The Industrial Revolution’s “under one roof” model of conducting work is steadily declining owing to technology that is rapidly creating virtual workspaces and allowing workers to provide their vital contribution without physically clustering together. Today, the new paradigm is “move work to the workers, rather than workers to the workplace.” According to Reuters, one in five global workers telecommutes frequently and nearly ten percent work from home every day. Moms in particular will welcome this trend. A full 60% wish they had a flexible work option. But companies see advantages too in the way remote work increases their talent pool, reduces turnover, lessens their real estate footprint, and improves the ability to conduct business across multiple time zones, to name just a few advantages. In Remote, inconoclastic authors Fried and Hansson will convince readers that letting all or part of work teams function remotely is a great idea–and they’re going to show precisely how a remote work setup can be accomplished.

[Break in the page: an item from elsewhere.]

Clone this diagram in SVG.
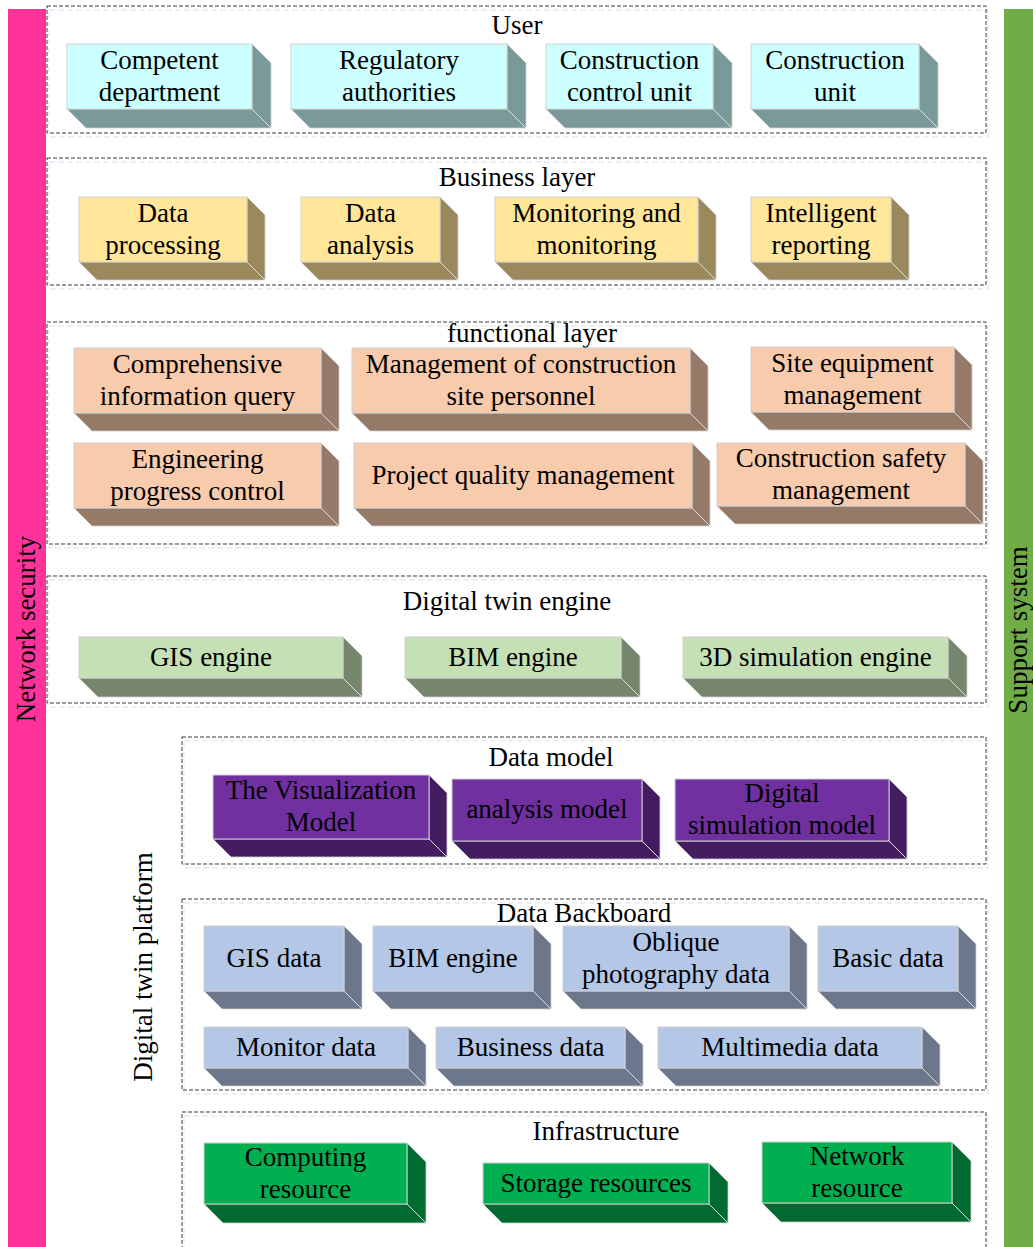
<svg xmlns="http://www.w3.org/2000/svg" width="1033" height="1247" viewBox="0 0 1033 1247">
<style>
text{font-family:"Liberation Serif","Times New Roman",serif;font-size:27px;fill:#000;text-anchor:middle}
.layer{fill:none;stroke:#3A3A3A;stroke-width:1;stroke-dasharray:4 2}
.shadow{fill:none;stroke:#E3EBF5;stroke-width:1.5;stroke-dasharray:6 3}
.f{stroke:#D0D0D0;stroke-width:1}
.s{stroke:#D0D0D0;stroke-width:0.8}
.e{stroke:#E0E0E0;stroke-width:1}
.cy .f{fill:#CCFFFF}.cy .s{fill:#7A9999}
.yl .f{fill:#FFE699}.yl .s{fill:#99895C}
.pe .f{fill:#F8CBAD}.pe .s{fill:#957A68}
.lg .f{fill:#C5E0B4}.lg .s{fill:#76866C}
.pu .f{fill:#7030A0}.pu .s{fill:#431D60}
.bl .f{fill:#B4C7E7}.bl .s{fill:#6C778B}
.gr .f{fill:#00B050}.gr .s{fill:#006A30}
</style>

<g id="side-bars">
<rect x="8" y="9" width="38" height="1238" fill="#FF3399"/>
<rect x="1004" y="9" width="29" height="1238" fill="#70AD47"/>
<text transform="translate(35,629) rotate(-90)">Network security</text>
<text transform="translate(1027,630) rotate(-90)">Support system</text>
<text transform="translate(152,967) rotate(-90)">Digital twin platform</text>
</g>

<g id="layers">
<rect class="shadow" x="49" y="10" width="939" height="127"/>
<rect class="layer" x="47" y="6" width="939" height="127"/>
<rect class="shadow" x="49" y="162" width="939" height="127"/>
<rect class="layer" x="47" y="158" width="939" height="127"/>
<rect class="shadow" x="49" y="326" width="939" height="222"/>
<rect class="layer" x="47" y="322" width="939" height="222"/>
<rect class="shadow" x="49" y="580" width="939" height="127"/>
<rect class="layer" x="47" y="576" width="939" height="127"/>
<rect class="shadow" x="184" y="741" width="804" height="127"/>
<rect class="layer" x="182" y="737" width="804" height="127"/>
<rect class="shadow" x="184" y="903" width="804" height="191"/>
<rect class="layer" x="182" y="899" width="804" height="191"/>
<rect class="shadow" x="184" y="1116" width="804" height="150"/>
<rect class="layer" x="182" y="1112" width="804" height="150"/>
<text x="517" y="34">User</text>
<text x="517" y="186">Business layer</text>
<text x="532" y="342">functional layer</text>
<text x="507" y="610">Digital twin engine</text>
<text x="551" y="766">Data model</text>
<text x="584" y="922">Data Backboard</text>
<text x="606" y="1140">Infrastructure</text>
</g>

<g id="connectors"></g>

<!-- User -->
<g id="competent-department" class="cy">
<polygon class="s" points="252,44 271,63 271,128 252,109"/>
<polygon class="s" points="67,109 252,109 271,128 86,128"/>
<rect class="f" x="67" y="44" width="185" height="65"/>
<line class="e" x1="252" y1="109" x2="271" y2="128"/>
<text x="159.5" y="68.5">Competent<tspan x="159.5" y="100.5">department</tspan></text>
</g>
<g id="regulatory-authorities" class="cy">
<polygon class="s" points="507,44 526,63 526,128 507,109"/>
<polygon class="s" points="291,109 507,109 526,128 310,128"/>
<rect class="f" x="291" y="44" width="216" height="65"/>
<line class="e" x1="507" y1="109" x2="526" y2="128"/>
<text x="399" y="68.5">Regulatory<tspan x="399" y="100.5">authorities</tspan></text>
</g>
<g id="construction-control-unit" class="cy">
<polygon class="s" points="713,44 732,63 732,128 713,109"/>
<polygon class="s" points="546,109 713,109 732,128 565,128"/>
<rect class="f" x="546" y="44" width="167" height="65"/>
<line class="e" x1="713" y1="109" x2="732" y2="128"/>
<text x="629.5" y="68.5">Construction<tspan x="629.5" y="100.5">control unit</tspan></text>
</g>
<g id="construction-unit" class="cy">
<polygon class="s" points="919,44 938,63 938,128 919,109"/>
<polygon class="s" points="751,109 919,109 938,128 770,128"/>
<rect class="f" x="751" y="44" width="168" height="65"/>
<line class="e" x1="919" y1="109" x2="938" y2="128"/>
<text x="835" y="68.5">Construction<tspan x="835" y="100.5">unit</tspan></text>
</g>

<!-- Business -->
<g id="data-processing" class="yl">
<polygon class="s" points="247,197 265,215 265,280 247,262"/>
<polygon class="s" points="79,262 247,262 265,280 97,280"/>
<rect class="f" x="79" y="197" width="168" height="65"/>
<line class="e" x1="247" y1="262" x2="265" y2="280"/>
<text x="163" y="221.5">Data<tspan x="163" y="253.5">processing</tspan></text>
</g>
<g id="data-analysis" class="yl">
<polygon class="s" points="440,197 458,215 458,280 440,262"/>
<polygon class="s" points="301,262 440,262 458,280 319,280"/>
<rect class="f" x="301" y="197" width="139" height="65"/>
<line class="e" x1="440" y1="262" x2="458" y2="280"/>
<text x="370.5" y="221.5">Data<tspan x="370.5" y="253.5">analysis</tspan></text>
</g>
<g id="monitoring" class="yl">
<polygon class="s" points="698,197 716,215 716,280 698,262"/>
<polygon class="s" points="495,262 698,262 716,280 513,280"/>
<rect class="f" x="495" y="197" width="203" height="65"/>
<line class="e" x1="698" y1="262" x2="716" y2="280"/>
<text x="596.5" y="221.5">Monitoring and<tspan x="596.5" y="253.5">monitoring</tspan></text>
</g>
<g id="intelligent-reporting" class="yl">
<polygon class="s" points="891,197 909,215 909,280 891,262"/>
<polygon class="s" points="751,262 891,262 909,280 769,280"/>
<rect class="f" x="751" y="197" width="140" height="65"/>
<line class="e" x1="891" y1="262" x2="909" y2="280"/>
<text x="821" y="221.5">Intelligent<tspan x="821" y="253.5">reporting</tspan></text>
</g>

<!-- Functional -->
<g id="info-query" class="pe">
<polygon class="s" points="321,348 339,366 339,431 321,413"/>
<polygon class="s" points="74,413 321,413 339,431 92,431"/>
<rect class="f" x="74" y="348" width="247" height="65"/>
<line class="e" x1="321" y1="413" x2="339" y2="431"/>
<text x="197.5" y="372.5">Comprehensive<tspan x="197.5" y="404.5">information query</tspan></text>
</g>
<g id="personnel" class="pe">
<polygon class="s" points="690,348 708,366 708,431 690,413"/>
<polygon class="s" points="352,413 690,413 708,431 370,431"/>
<rect class="f" x="352" y="348" width="338" height="65"/>
<line class="e" x1="690" y1="413" x2="708" y2="431"/>
<text x="521" y="372.5">Management of construction<tspan x="521" y="404.5">site personnel</tspan></text>
</g>
<g id="equipment" class="pe">
<polygon class="s" points="954,347 972,365 972,430 954,412"/>
<polygon class="s" points="751,412 954,412 972,430 769,430"/>
<rect class="f" x="751" y="347" width="203" height="65"/>
<line class="e" x1="954" y1="412" x2="972" y2="430"/>
<text x="852.5" y="371.5">Site equipment<tspan x="852.5" y="403.5">management</tspan></text>
</g>
<g id="progress" class="pe">
<polygon class="s" points="321,443 339,461 339,526 321,508"/>
<polygon class="s" points="74,508 321,508 339,526 92,526"/>
<rect class="f" x="74" y="443" width="247" height="65"/>
<line class="e" x1="321" y1="508" x2="339" y2="526"/>
<text x="197.5" y="467.5">Engineering<tspan x="197.5" y="499.5">progress control</tspan></text>
</g>
<g id="quality" class="pe">
<polygon class="s" points="692,443 710,461 710,526 692,508"/>
<polygon class="s" points="354,508 692,508 710,526 372,526"/>
<rect class="f" x="354" y="443" width="338" height="65"/>
<line class="e" x1="692" y1="508" x2="710" y2="526"/>
<text x="523" y="483.5">Project quality management</text>
</g>
<g id="safety" class="pe">
<polygon class="s" points="965,443 983,461 983,524 965,506"/>
<polygon class="s" points="717,506 965,506 983,524 735,524"/>
<rect class="f" x="717" y="443" width="248" height="63"/>
<line class="e" x1="965" y1="506" x2="983" y2="524"/>
<text x="841" y="466.5">Construction safety<tspan x="841" y="498.5">management</tspan></text>
</g>

<!-- Engine -->
<g id="gis-engine" class="lg">
<polygon class="s" points="343,637 362,656 362,697 343,678"/>
<polygon class="s" points="79,678 343,678 362,697 98,697"/>
<rect class="f" x="79" y="637" width="264" height="41"/>
<line class="e" x1="343" y1="678" x2="362" y2="697"/>
<text x="211" y="666">GIS engine</text>
</g>
<g id="bim-engine" class="lg">
<polygon class="s" points="621,637 640,656 640,697 621,678"/>
<polygon class="s" points="405,678 621,678 640,697 424,697"/>
<rect class="f" x="405" y="637" width="216" height="41"/>
<line class="e" x1="621" y1="678" x2="640" y2="697"/>
<text x="513" y="666">BIM engine</text>
</g>
<g id="sim-engine" class="lg">
<polygon class="s" points="948,637 967,656 967,697 948,678"/>
<polygon class="s" points="683,678 948,678 967,697 702,697"/>
<rect class="f" x="683" y="637" width="265" height="41"/>
<line class="e" x1="948" y1="678" x2="967" y2="697"/>
<text x="815.5" y="666">3D simulation engine</text>
</g>

<!-- Data model -->
<g id="vis-model" class="pu">
<polygon class="s" points="429,775 447,793 447,857 429,839"/>
<polygon class="s" points="213,839 429,839 447,857 231,857"/>
<rect class="f" x="213" y="775" width="216" height="64"/>
<line class="e" x1="429" y1="839" x2="447" y2="857"/>
<text x="321" y="799">The Visualization<tspan x="321" y="831">Model</tspan></text>
</g>
<g id="analysis-model" class="pu">
<polygon class="s" points="642,779 660,797 660,859 642,841"/>
<polygon class="s" points="452,841 642,841 660,859 470,859"/>
<rect class="f" x="452" y="779" width="190" height="62"/>
<line class="e" x1="642" y1="841" x2="660" y2="859"/>
<text x="547" y="818">analysis model</text>
</g>
<g id="sim-model" class="pu">
<polygon class="s" points="889,779 907,797 907,859 889,841"/>
<polygon class="s" points="675,841 889,841 907,859 693,859"/>
<rect class="f" x="675" y="779" width="214" height="62"/>
<line class="e" x1="889" y1="841" x2="907" y2="859"/>
<text x="782" y="802">Digital<tspan x="782" y="834">simulation model</tspan></text>
</g>

<!-- Data backboard -->
<g id="gis-data" class="bl">
<polygon class="s" points="344,926 362,944 362,1009 344,991"/>
<polygon class="s" points="204,991 344,991 362,1009 222,1009"/>
<rect class="f" x="204" y="926" width="140" height="65"/>
<line class="e" x1="344" y1="991" x2="362" y2="1009"/>
<text x="274" y="966.5">GIS data</text>
</g>
<g id="bim-data" class="bl">
<polygon class="s" points="533,926 551,944 551,1009 533,991"/>
<polygon class="s" points="373,991 533,991 551,1009 391,1009"/>
<rect class="f" x="373" y="926" width="160" height="65"/>
<line class="e" x1="533" y1="991" x2="551" y2="1009"/>
<text x="453" y="966.5">BIM engine</text>
</g>
<g id="oblique-data" class="bl">
<polygon class="s" points="789,926 807,944 807,1009 789,991"/>
<polygon class="s" points="563,991 789,991 807,1009 581,1009"/>
<rect class="f" x="563" y="926" width="226" height="65"/>
<line class="e" x1="789" y1="991" x2="807" y2="1009"/>
<text x="676" y="950.5">Oblique<tspan x="676" y="982.5">photography data</tspan></text>
</g>
<g id="basic-data" class="bl">
<polygon class="s" points="958,926 976,944 976,1009 958,991"/>
<polygon class="s" points="818,991 958,991 976,1009 836,1009"/>
<rect class="f" x="818" y="926" width="140" height="65"/>
<line class="e" x1="958" y1="991" x2="976" y2="1009"/>
<text x="888" y="966.5">Basic data</text>
</g>
<g id="monitor-data" class="bl">
<polygon class="s" points="408,1027 426,1045 426,1086 408,1068"/>
<polygon class="s" points="204,1068 408,1068 426,1086 222,1086"/>
<rect class="f" x="204" y="1027" width="204" height="41"/>
<line class="e" x1="408" y1="1068" x2="426" y2="1086"/>
<text x="306" y="1055.5">Monitor data</text>
</g>
<g id="business-data" class="bl">
<polygon class="s" points="625,1027 643,1045 643,1086 625,1068"/>
<polygon class="s" points="436,1068 625,1068 643,1086 454,1086"/>
<rect class="f" x="436" y="1027" width="189" height="41"/>
<line class="e" x1="625" y1="1068" x2="643" y2="1086"/>
<text x="530.5" y="1055.5">Business data</text>
</g>
<g id="multimedia-data" class="bl">
<polygon class="s" points="922,1027 940,1045 940,1086 922,1068"/>
<polygon class="s" points="658,1068 922,1068 940,1086 676,1086"/>
<rect class="f" x="658" y="1027" width="264" height="41"/>
<line class="e" x1="922" y1="1068" x2="940" y2="1086"/>
<text x="790" y="1055.5">Multimedia data</text>
</g>

<!-- Infrastructure -->
<g id="computing" class="gr">
<polygon class="s" points="407,1143 426,1162 426,1223 407,1204"/>
<polygon class="s" points="204,1204 407,1204 426,1223 223,1223"/>
<rect class="f" x="204" y="1143" width="203" height="61"/>
<line class="e" x1="407" y1="1204" x2="426" y2="1223"/>
<text x="305.5" y="1165.5">Computing<tspan x="305.5" y="1197.5">resource</tspan></text>
</g>
<g id="storage" class="gr">
<polygon class="s" points="709,1163 728,1182 728,1223 709,1204"/>
<polygon class="s" points="483,1204 709,1204 728,1223 502,1223"/>
<rect class="f" x="483" y="1163" width="226" height="41"/>
<line class="e" x1="709" y1="1204" x2="728" y2="1223"/>
<text x="596" y="1192">Storage resources</text>
</g>
<g id="network" class="gr">
<polygon class="s" points="952,1142 971,1161 971,1222 952,1203"/>
<polygon class="s" points="762,1203 952,1203 971,1222 781,1222"/>
<rect class="f" x="762" y="1142" width="190" height="61"/>
<line class="e" x1="952" y1="1203" x2="971" y2="1222"/>
<text x="857" y="1164.5">Network<tspan x="857" y="1196.5">resource</tspan></text>
</g>
</svg>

I started working remotely 8 years ago for a company that is 100% remote. After working my way up within the company, I now oversee all of the day-to-day operations.
I am a strong believer in remote working. I personally thrive in this environment, but over the years I have learned that working remotely is not for everyone. I felt that the authors of Remote did not get as deep into the real life issues of remote work environments as I was hoping they would. Their approach was more of a sales pitch on allowing employees to work remotely (and using their software program to manage those remote projects).
Regardless, Remote is a quick and easy read. If you’re considering allowing workers in your company to work remotely – or if you’re trying to pitch the idea to your boss – this book has a lot of helpful information.